The archives featured local newspaper articles that talked about the locally well-known elm tree, according to a news release.

According to the archives, the speech was given during a political rally for John Frémont, the first presidential candidate for the Republican Party.

Prussing said officials were originally trying to locate a pine tree that Lincoln was said to have planted himself after accidentally knocking over another tree near the area.

“We could never track that down and verify it,” Prussing said. “But Dennis Roberts got interested in the history of the trees around here and came across the story of this magnificent elm tree, and he’s the one who spearheaded this.”

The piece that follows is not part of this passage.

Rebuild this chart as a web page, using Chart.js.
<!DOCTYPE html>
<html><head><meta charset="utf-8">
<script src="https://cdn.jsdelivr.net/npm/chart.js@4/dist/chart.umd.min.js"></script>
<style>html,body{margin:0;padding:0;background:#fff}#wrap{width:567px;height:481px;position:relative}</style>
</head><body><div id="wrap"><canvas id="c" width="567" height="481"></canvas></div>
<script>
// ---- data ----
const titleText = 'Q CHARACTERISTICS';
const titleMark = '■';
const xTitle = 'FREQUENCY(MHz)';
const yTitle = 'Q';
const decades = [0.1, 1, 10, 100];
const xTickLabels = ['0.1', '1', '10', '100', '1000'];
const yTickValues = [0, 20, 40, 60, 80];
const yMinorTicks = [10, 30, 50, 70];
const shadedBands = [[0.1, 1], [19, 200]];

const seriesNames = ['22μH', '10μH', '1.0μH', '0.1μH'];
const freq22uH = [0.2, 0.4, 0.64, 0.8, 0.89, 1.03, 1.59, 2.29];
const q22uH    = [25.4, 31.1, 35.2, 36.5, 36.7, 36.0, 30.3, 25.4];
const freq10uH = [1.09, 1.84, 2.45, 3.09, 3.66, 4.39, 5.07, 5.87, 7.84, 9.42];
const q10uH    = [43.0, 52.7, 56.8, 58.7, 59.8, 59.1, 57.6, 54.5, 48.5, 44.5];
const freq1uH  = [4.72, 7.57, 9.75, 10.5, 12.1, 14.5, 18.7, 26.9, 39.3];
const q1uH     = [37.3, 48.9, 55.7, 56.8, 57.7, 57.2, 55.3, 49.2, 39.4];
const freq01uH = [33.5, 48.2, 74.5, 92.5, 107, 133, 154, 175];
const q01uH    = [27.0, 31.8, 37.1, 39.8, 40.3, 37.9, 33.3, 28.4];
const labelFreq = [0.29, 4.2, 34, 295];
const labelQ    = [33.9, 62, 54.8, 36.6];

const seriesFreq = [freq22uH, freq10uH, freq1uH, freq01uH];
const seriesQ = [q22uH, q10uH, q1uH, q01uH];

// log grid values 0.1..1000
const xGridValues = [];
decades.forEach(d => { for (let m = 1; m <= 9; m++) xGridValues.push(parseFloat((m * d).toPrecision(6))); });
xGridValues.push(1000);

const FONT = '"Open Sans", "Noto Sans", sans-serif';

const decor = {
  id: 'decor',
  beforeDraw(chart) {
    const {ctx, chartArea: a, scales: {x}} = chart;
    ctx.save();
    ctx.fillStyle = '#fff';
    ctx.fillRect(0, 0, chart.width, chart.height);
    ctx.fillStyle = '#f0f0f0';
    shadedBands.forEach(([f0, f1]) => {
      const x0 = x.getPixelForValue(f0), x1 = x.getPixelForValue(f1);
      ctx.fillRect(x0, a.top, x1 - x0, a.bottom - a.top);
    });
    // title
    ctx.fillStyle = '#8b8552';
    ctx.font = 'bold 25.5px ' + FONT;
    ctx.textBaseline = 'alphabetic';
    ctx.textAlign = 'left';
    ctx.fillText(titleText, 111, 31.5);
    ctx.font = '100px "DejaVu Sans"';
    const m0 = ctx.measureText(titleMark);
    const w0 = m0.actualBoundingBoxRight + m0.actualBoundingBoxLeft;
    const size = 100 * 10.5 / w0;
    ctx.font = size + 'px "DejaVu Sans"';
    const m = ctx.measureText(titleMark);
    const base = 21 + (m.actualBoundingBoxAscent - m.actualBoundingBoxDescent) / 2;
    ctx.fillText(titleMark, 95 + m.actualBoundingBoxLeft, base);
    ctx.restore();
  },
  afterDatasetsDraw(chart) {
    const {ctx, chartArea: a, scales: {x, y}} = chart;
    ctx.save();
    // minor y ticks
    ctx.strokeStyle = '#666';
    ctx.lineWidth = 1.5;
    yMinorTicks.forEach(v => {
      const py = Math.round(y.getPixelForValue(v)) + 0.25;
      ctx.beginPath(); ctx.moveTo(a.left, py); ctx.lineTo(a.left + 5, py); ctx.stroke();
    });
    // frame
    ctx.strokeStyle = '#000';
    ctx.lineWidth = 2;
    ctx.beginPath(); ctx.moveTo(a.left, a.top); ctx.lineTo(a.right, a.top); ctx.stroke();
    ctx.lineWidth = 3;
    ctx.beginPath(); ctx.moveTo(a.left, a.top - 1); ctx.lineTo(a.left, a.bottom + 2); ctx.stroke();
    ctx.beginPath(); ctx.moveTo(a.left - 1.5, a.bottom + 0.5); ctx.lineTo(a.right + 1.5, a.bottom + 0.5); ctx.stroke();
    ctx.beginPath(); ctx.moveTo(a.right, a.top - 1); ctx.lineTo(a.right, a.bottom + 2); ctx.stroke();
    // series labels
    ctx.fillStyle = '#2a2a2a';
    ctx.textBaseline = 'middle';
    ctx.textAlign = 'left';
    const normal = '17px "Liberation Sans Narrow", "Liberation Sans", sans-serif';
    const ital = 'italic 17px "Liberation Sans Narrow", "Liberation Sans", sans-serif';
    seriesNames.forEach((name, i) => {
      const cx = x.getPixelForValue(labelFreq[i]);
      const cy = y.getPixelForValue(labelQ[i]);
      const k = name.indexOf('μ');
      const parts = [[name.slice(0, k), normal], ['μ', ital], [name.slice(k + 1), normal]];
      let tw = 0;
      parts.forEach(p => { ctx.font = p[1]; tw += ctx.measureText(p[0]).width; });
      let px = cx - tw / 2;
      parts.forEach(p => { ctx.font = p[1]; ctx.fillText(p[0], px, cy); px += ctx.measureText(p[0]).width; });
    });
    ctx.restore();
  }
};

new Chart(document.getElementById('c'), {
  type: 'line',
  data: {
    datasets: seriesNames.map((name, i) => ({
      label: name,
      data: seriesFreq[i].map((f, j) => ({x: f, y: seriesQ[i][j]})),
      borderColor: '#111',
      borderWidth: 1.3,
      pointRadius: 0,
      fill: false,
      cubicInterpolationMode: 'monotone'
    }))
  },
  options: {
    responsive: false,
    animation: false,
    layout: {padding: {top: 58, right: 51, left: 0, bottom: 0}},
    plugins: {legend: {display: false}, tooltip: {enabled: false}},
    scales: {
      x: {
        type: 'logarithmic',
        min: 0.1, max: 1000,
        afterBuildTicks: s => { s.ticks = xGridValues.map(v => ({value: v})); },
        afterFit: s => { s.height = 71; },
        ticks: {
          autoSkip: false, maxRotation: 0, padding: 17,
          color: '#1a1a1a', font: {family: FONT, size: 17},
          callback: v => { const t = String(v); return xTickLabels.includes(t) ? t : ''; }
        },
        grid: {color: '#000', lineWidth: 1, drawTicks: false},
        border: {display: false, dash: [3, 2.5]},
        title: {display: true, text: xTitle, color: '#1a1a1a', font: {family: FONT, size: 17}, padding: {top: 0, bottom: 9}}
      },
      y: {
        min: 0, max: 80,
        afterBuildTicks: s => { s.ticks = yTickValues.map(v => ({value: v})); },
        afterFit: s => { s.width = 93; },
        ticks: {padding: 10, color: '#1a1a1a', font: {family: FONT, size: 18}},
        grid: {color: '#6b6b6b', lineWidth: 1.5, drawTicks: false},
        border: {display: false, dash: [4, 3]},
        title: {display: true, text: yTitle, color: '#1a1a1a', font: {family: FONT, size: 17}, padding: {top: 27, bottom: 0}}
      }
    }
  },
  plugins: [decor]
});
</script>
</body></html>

Roberts said one of the articles he used to determine the location of this tree came from The Daily Illini in 1902 called “The Famous Elm.”

“‘Possibly some of the University community do not know of the famous elm at only a short distance from our campus’,” Roberts read from the article. “‘The tree is located about two blocks east of the courthouse in Urbana. It is said that beneath the limbs of this huge tree, the Indians first met the whites of this county to draw a treaty of peace. Lincoln, during his frequent visits (to) Urbana, also visited this spot.’”

Roberts said he appreciates everyone who assisted him in uncovering this connection between Urbana and the former president.

“I want to thank the people of the Champaign County Historical Archives for a lot of their help in pinpointing this tree through documentation,” Roberts said.